Quinta do Noval Nacional
Vintage Porto 2023 (19,5%) | Quinta do Noval 1200 euros
Pontuação*: 19,5
É um misto de devoção e entusiasmo, a emoção que se desenvolve quando se prova um grande vinho do Porto como este. O designativo Nacional significa que as uvas são provenientes de um pequeno talhão da quinta de cepas nacionais, ou seja, sem enxertia em porta-enxerto americano, operação que ainda hoje é feita como prevenção da filoxera. Touriga Nacional, Touriga Francesa, Tinto Cão, Tinta Roriz e Sousão são as castas mais importantes do blend. O desempenho no palato é brilhante, evoluindo muito devagar e sempre em elegância.
Pedro Milanos Reserva
Douro tinto 2023 (14%) | Maria Luísa Valente 30 euros
Pontuação*: 17,5
Não é a primeira vez que falo do génio do enólogo Vasco Valente Lopes, e este excecional vinho é ocasião mais que apropriada para voltar a avaliar o seu trabalho. A forma como integra entre si as partes de um lote é desafiante e exprime conhecimento íntimo das artes enológicas. Produzido a partir de uvas da quinta Senhora da Graça das castas Touriga Nacional e Tinta Roriz. Pisa a pé em lagar, onde fermentou. Estágio de 12 meses em barricas de carvalho francês. Comportamento sublime com galinhola estufada com foie gras.
Quevedo Clarete Tinta Amarela
Douro tinto 2024 (11,5%) | Quevedo Wines 21 euros
Pontuação*: 17
Vinho de uma série especial, designada Q-Lab por Óscar Quevedo, e que indicia de alguma forma o carácter experimental do vinho em questão. Este chama contudo a atenção pela firmeza e consistência da proposta. Começa por ser um vinho de grande elegância, e feito a partir de Tinta Amarela em estreme. Depois, é bastante moderado no álcool. E tem uma cor muito aberta, a fazer lembrar Pinot Noir.

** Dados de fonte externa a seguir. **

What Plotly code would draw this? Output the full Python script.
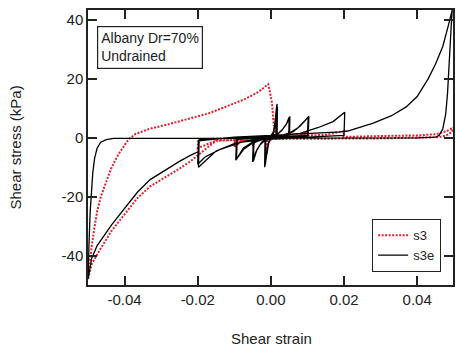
import plotly.graph_objects as go

# ---- s3e (black solid) : cyclic loops, final loading, unloading, reloading ----
s3e_cyc_strain = [0, 0.0006, 0.0011, 0.0015, 0.0014, 0.0002, -0.0006, -0.0011, -0.0015, -0.0014,
                  -0.0002, 0.0006, 0.0011, 0.0016, 0.0015, 0.0002, -0.0006, -0.0011, -0.0016, -0.0015,
                  -0.0002, 0.0007, 0.0012, 0.0017, 0.0016, 0.0002, -0.0007, -0.0012, -0.0017, -0.0016,
                  -0.0002, 0.0008, 0.0013, 0.0018, 0.0017,
                  -0.001, -0.0025, -0.0038, -0.0048, -0.0046, -0.001, 0.0015, 0.003, 0.0042, 0.005,
                  0.0049, 0.001, -0.0015, -0.003, -0.0042, -0.005, -0.0048, -0.001, 0.0018, 0.0033,
                  0.0044, 0.0052, 0.0051,
                  0.002, -0.002, -0.005, -0.0075, -0.0094, -0.0092, -0.004, 0.002, 0.005, 0.0075,
                  0.0102, 0.0100, 0.004, -0.002, -0.005, -0.0075, -0.0096, -0.0094, -0.003, 0.003,
                  0.006, 0.008, 0.0104, 0.0102,
                  0.004, -0.004, -0.010, -0.015, -0.0198, -0.0196, -0.010, 0.0, 0.008, 0.013,
                  0.017, 0.0202, 0.0200, 0.008, 0.0, -0.008, -0.014, -0.018, -0.020, -0.0198,
                  -0.010, 0.0, 0.008, 0.014, 0.019]
s3e_cyc_stress = [0, 1, 4, 10, 0.5, 0, -1.5, -4.5, -9, -0.5,
                  0.2, 1.5, 5, 11, 0.8, 0, -1.8, -5, -9.5, -0.3,
                  0.3, 2, 5.5, 11.5, 0.5, 0, -2, -5.5, -10, -0.6,
                  0.2, 2.2, 5, 10.5, 0.6,
                  -0.2, -1.5, -4, -8, -0.3, 0.2, 0.8, 2.5, 4.5, 7,
                  0.6, 0, -0.8, -2.5, -5, -8.2, -0.5, 0.3, 1.2, 3,
                  5, 7.2, 0.8,
                  0.2, -0.3, -1.5, -3.5, -7.2, -0.5, 0.2, 0.5, 1.5, 3.5,
                  7, 0.6, 0.2, -0.5, -1.8, -4, -7.6, -0.3, 0.4, 0.8,
                  2, 4, 7.3, 0.8,
                  0.3, -0.5, -2, -4.5, -10, -0.6, 0, 0.6, 1.5, 3.5,
                  5.5, 8.7, 0.8, 0.2, -0.4, -1.5, -4, -6.5, -9, -1,
                  0.2, 0.8, 1.2, 1.6, 2.0]
s3e_load_strain = [0.021, 0.024, 0.028, 0.033, 0.037, 0.040, 0.043, 0.045, 0.047, 0.0485, 0.0496]
s3e_load_stress = [2.3, 3.5, 5, 7.5, 10.5, 14, 20, 25, 31, 38, 43.5]
s3e_unload_strain = [0.0494, 0.049, 0.0487, 0.0483, 0.0478, 0.047, 0.046, 0.045, 0.040, 0.0,
                     -0.040, -0.043, -0.045, -0.0465, -0.0475, -0.0482, -0.0487, -0.049, -0.0494,
                     -0.0497, -0.0500]
s3e_unload_stress = [40, 30, 22, 15, 8, 3, 0.8, 0.2, 0, -0.1,
                     -0.1, -0.2, -0.6, -1.5, -3.5, -7, -12, -17.4, -25,
                     -35, -48]
s3e_reload_strain = [-0.049, -0.0475, -0.0435, -0.040, -0.0365, -0.033, -0.029, -0.025, -0.022, -0.0195]
s3e_reload_stress = [-41, -36.6, -29.5, -23.8, -18.5, -14.2, -11, -8, -6, -4.5]

# ---- s3 (red dotted) ----
s3_cyc_strain = [0, 0.0008, 0.0012, 0.0011, -0.0008, -0.0012, -0.0011, 0.0008, 0.0013, 0.0012,
                 -0.004, -0.005, -0.0048, 0.004, 0.005, 0.0048, -0.004, -0.005, -0.0048, 0.004,
                 0.005, 0.0048,
                 -0.008, -0.010, -0.0098, 0.008, 0.010, 0.0098, -0.008, -0.010, -0.0098, 0.008,
                 0.010, 0.0098,
                 -0.015, -0.020, -0.0198, 0.015, 0.020, 0.0198]
s3_cyc_stress = [0, 1, 4, 0, -1, -4, 0, 1, 4.5, 0.3,
                 -0.5, -2.5, 0, 0.6, 2, 0.2, -0.6, -2.8, -0.2, 0.5,
                 2.2, 0,
                 -0.8, -3, -0.2, 0.8, 2.2, 0.3, -1, -3.2, -0.3, 0.6,
                 2, 0.2,
                 -1, -3.5, -0.5, 1, 2.3, 0.3]
s3_load_strain = [0.03, 0.04, 0.045, 0.048, 0.050]
s3_load_stress = [0.6, 0.8, 1.2, 2.2, 3.6]
s3_back_strain = [0.0495, 0.048, 0.046, 0.03, 0.0, -0.015, -0.0198]
s3_back_stress = [2.0, 0.8, 0.2, -0.2, -0.4, -1.0, -6]
s3_neg_strain = [-0.022, -0.025, -0.029, -0.033, -0.0365, -0.040, -0.0435, -0.047, -0.049, -0.050]
s3_neg_stress = [-8, -10.5, -13.5, -16.5, -20.5, -25.8, -31.5, -38.5, -43, -48]
s3_rel_strain = [-0.0497, -0.049, -0.0483, -0.0475, -0.0465, -0.0456, -0.0445, -0.0437, -0.0425,
                 -0.0416, -0.040, -0.0388, -0.037, -0.0333, -0.028, -0.0225, -0.017, -0.0116,
                 -0.007, -0.0035, -0.0007, 0.0003, 0.0008]
s3_rel_stress = [-44, -37, -31, -25, -20, -17, -13, -10.5, -7.5,
                 -5.5, -2.5, -0.4, 1.3, 3, 4.6, 6.4, 8.3, 10.9,
                 13.2, 15.5, 18.2, 12, 4]

x_tickvals = [-0.04, -0.02, 0.0, 0.02, 0.04]
x_ticktext = ["-0.04", "-0.02", "0.00", "0.02", "0.04"]
y_tickvals = [-40, -20, 0, 20, 40]
y_ticktext = ["-40", "-20", "0", "20", "40"]

s3e_x = s3e_cyc_strain + s3e_load_strain + s3e_unload_strain + s3e_reload_strain
s3e_y = s3e_cyc_stress + s3e_load_stress + s3e_unload_stress + s3e_reload_stress
s3_x = s3_cyc_strain + s3_load_strain + s3_back_strain + s3_neg_strain + s3_rel_strain
s3_y = s3_cyc_stress + s3_load_stress + s3_back_stress + s3_neg_stress + s3_rel_stress

FONT = "Liberation Sans, Arial, sans-serif"
RED = "#e0202c"

fig = go.Figure()
fig.add_trace(go.Scatter(x=s3_x, y=s3_y, mode="lines", name="s3",
                         line=dict(color=RED, width=2, dash="2px,1.5px")))
fig.add_trace(go.Scatter(x=s3e_x, y=s3e_y, mode="lines", name="s3e",
                         line=dict(color="black", width=1.3)))

axis_common = dict(showgrid=False, zeroline=False, showline=True, linecolor="#222",
                   linewidth=1.5, mirror="ticks", ticks="inside", ticklen=9, tickwidth=1.5,
                   tickcolor="#222", tickfont=dict(family=FONT, size=15, color="#222"))
fig.update_xaxes(range=[-0.05, 0.0498], tickvals=x_tickvals, ticktext=x_ticktext, **axis_common)
fig.update_yaxes(range=[-50, 43.4], tickvals=y_tickvals, ticktext=y_ticktext, **axis_common)

fig.update_layout(
    width=456, height=347,
    margin=dict(l=88, r=1, t=10, b=62),
    plot_bgcolor="white", paper_bgcolor="white",
    font=dict(family=FONT, color="#222"),
    legend=dict(x=0.967, y=0.047, xanchor="right", yanchor="bottom",
                bordercolor="#222", borderwidth=1.2, bgcolor="white",
                font=dict(family=FONT, size=13, color="#222"),
                tracegroupgap=0, itemwidth=30),
    annotations=[
        dict(text="Albany Dr=70%<br>Undrained", xref="paper", yref="paper",
             x=0.0245, y=0.943, xanchor="left", yanchor="top", showarrow=False,
             align="left", bordercolor="#222", borderwidth=1.2, borderpad=3,
             bgcolor="white", font=dict(family=FONT, size=14, color="#222")),
        dict(text="Shear strain", xref="paper", yref="paper", x=0.504, y=-0.193,
             xanchor="center", yanchor="middle", showarrow=False,
             font=dict(family=FONT, size=15, color="#222")),
        dict(text="Shear stress (kPa)", xref="paper", yref="paper", x=-0.2, y=0.5,
             xanchor="center", yanchor="middle", showarrow=False, textangle=-90,
             font=dict(family=FONT, size=15, color="#222")),
    ],
)

fig.write_html("out.html")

Acontece que o comportamento em boca é estável, a oferecer um comprimento de prova fascinante. Muito bom com linguado grelhado no carvão.
Dona Maria Reserva Touriga Nacional/Petit Verdot
Alentejo tinto 2020 (14,5%) | Júlio Bastos 23 euros
Pontuação*: 17,5
Sandra Gonçalves é uma das mais brilhantes enólogas do país. Aqui, na Dona Maria tem um entendimento quase telepático com o produtor e tem vindo a desenvolver um portfólio de gabarito a partir das vinhas da propriedade. Este vinho é um caso de estudo e ganha dimensão especial no espaço outonal. Num blend muito original, junta Touriga Nacional e Petit Verdot. A primeira acentua a tonalidade cítrica no nariz, enquanto a segunda contribui com sugestões de vagem de ervilhas. Juntas criam um bouquet interessante. Excelente para pato assado com laranja.
Kopke São Luiz Winemaker"s Collection Tinto Cão
Douro rosé 2024 (12,5%) | Sogevinus 17 euros
Pontuação*: 17
A casta Tinto Cão é conhecida pela maturação tardia e na Quinta de São Luiz, em pleno Cima Corgo, esse é um factor crucial. A escolha do enólogo Ricardo Macedo está por isso justificada e vai mais além, instalando a ousadia num estilo normalmente direto como é o rosé. Aqui, isso não acontece. Aromas terrosos a cogumelos frescos e sugestões frutadas de cerejas. Impressão de boca profunda e consistente, a pedir pratos proteicos e gordos. Há que pôr tudo em causa para encontrar a harmonização ideal. Caril de frango à goesa irá muito bem com este rosé tão especial.